As mentioned earlier, one can provide the point estimates for fuzzy PCIs and then compares them for obtaining the best educational system or the most capable procedure. But, since the point estimates of any fuzzy PCI like other statistics is subject to sampling variation, it is critical to compute a confidence region to provide a range which includes the true PCI with a certain and high probability. Also, it must be mentioned that the most evaluations on process capability indices focus on only point estimates, which may result in unreliable assessments of process potential, but using the results of Theorem 4.1 and Theorem 4.2, we obtain two confidence regions at levels 95% and 99% for fuzzy PCIs ${\tilde{C}}_p$ and ${\tilde{C}}_{\mathit{pm}}$ in Table 2. For instance by Theorem 4.1 one can claim for the Mathematics course that the fuzzy region [T(0.106, 0.247, 0.424),  T(0.179, 0.417, 0.714)] is an approximate 95% fuzzy confidence region for the unknown capability index ${\tilde{C}}_{\mathit{pm}}$, and for the upper confidence in estimation the fuzzy region [T(0.128, 0.298, 0.511),  T(0.311, 0.726, 1.244)] is an approximate 99% fuzzy confidence region.
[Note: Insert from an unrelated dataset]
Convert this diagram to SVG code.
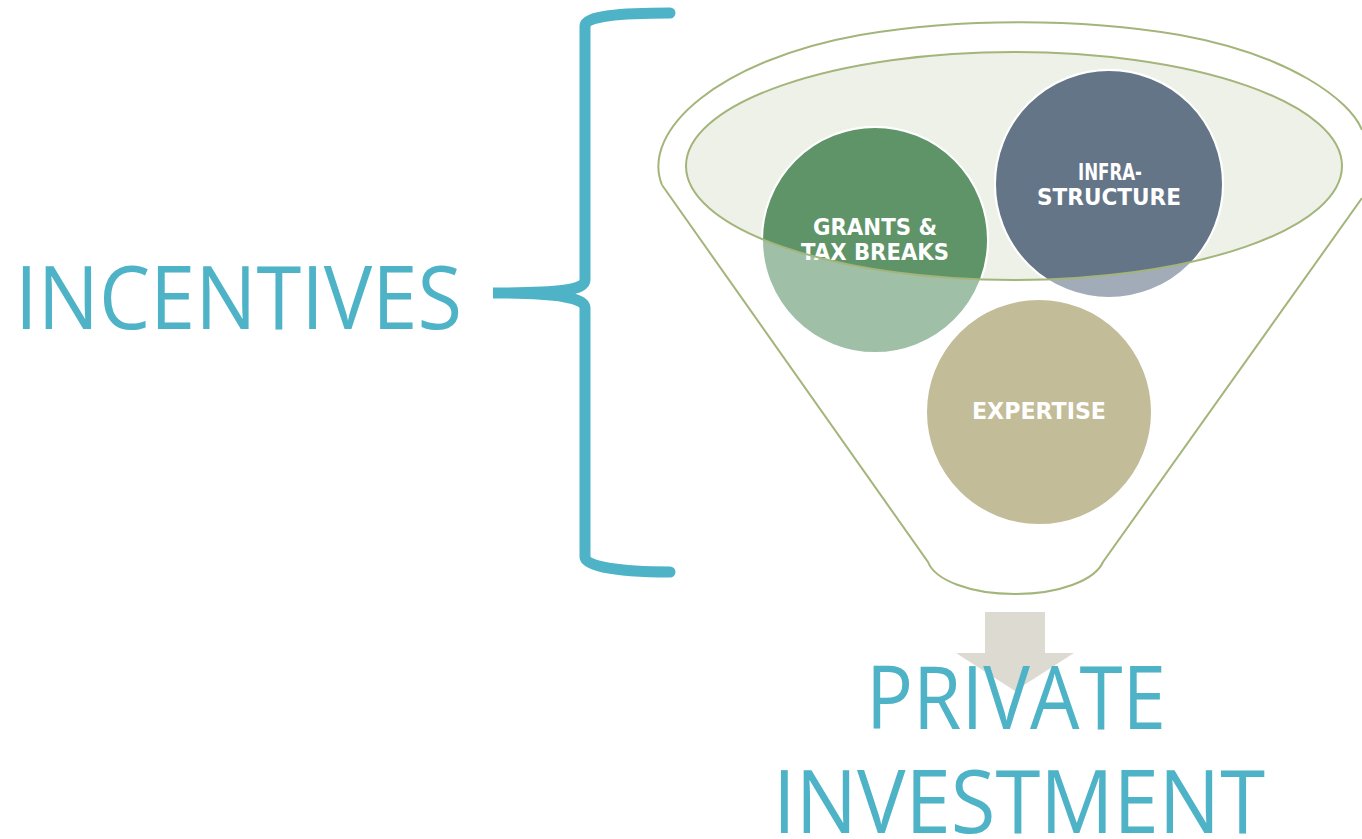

Table 2 Fuzzy confidence regions for ${\tilde{C}}_p$ and ${\tilde{C}}_{\mathit{pm}}$

Conclusions

In this paper the fuzzy process capability indices (PCIs), when the engineering specification limits are considered as triangular fuzzy numbers, are reviewed. If the SLs are defined by fuzzy quantities, it is more appropriate to define the PCIs as fuzzy numbers. In this situation, the point estimates and the confidence regions are presented for fuzzy PCIs. A meaningful application of these new PCIs on the evaluation of the educational systems at Shahid Bahonar University of Kerman is discussed, and the performance of the proposed method is shown. The results reported here may be applied in similar situation that one needs comparison and analysis in systems where specification limits are expressed by linguistics terms.

Endnotes

This paper is an extended version of [22].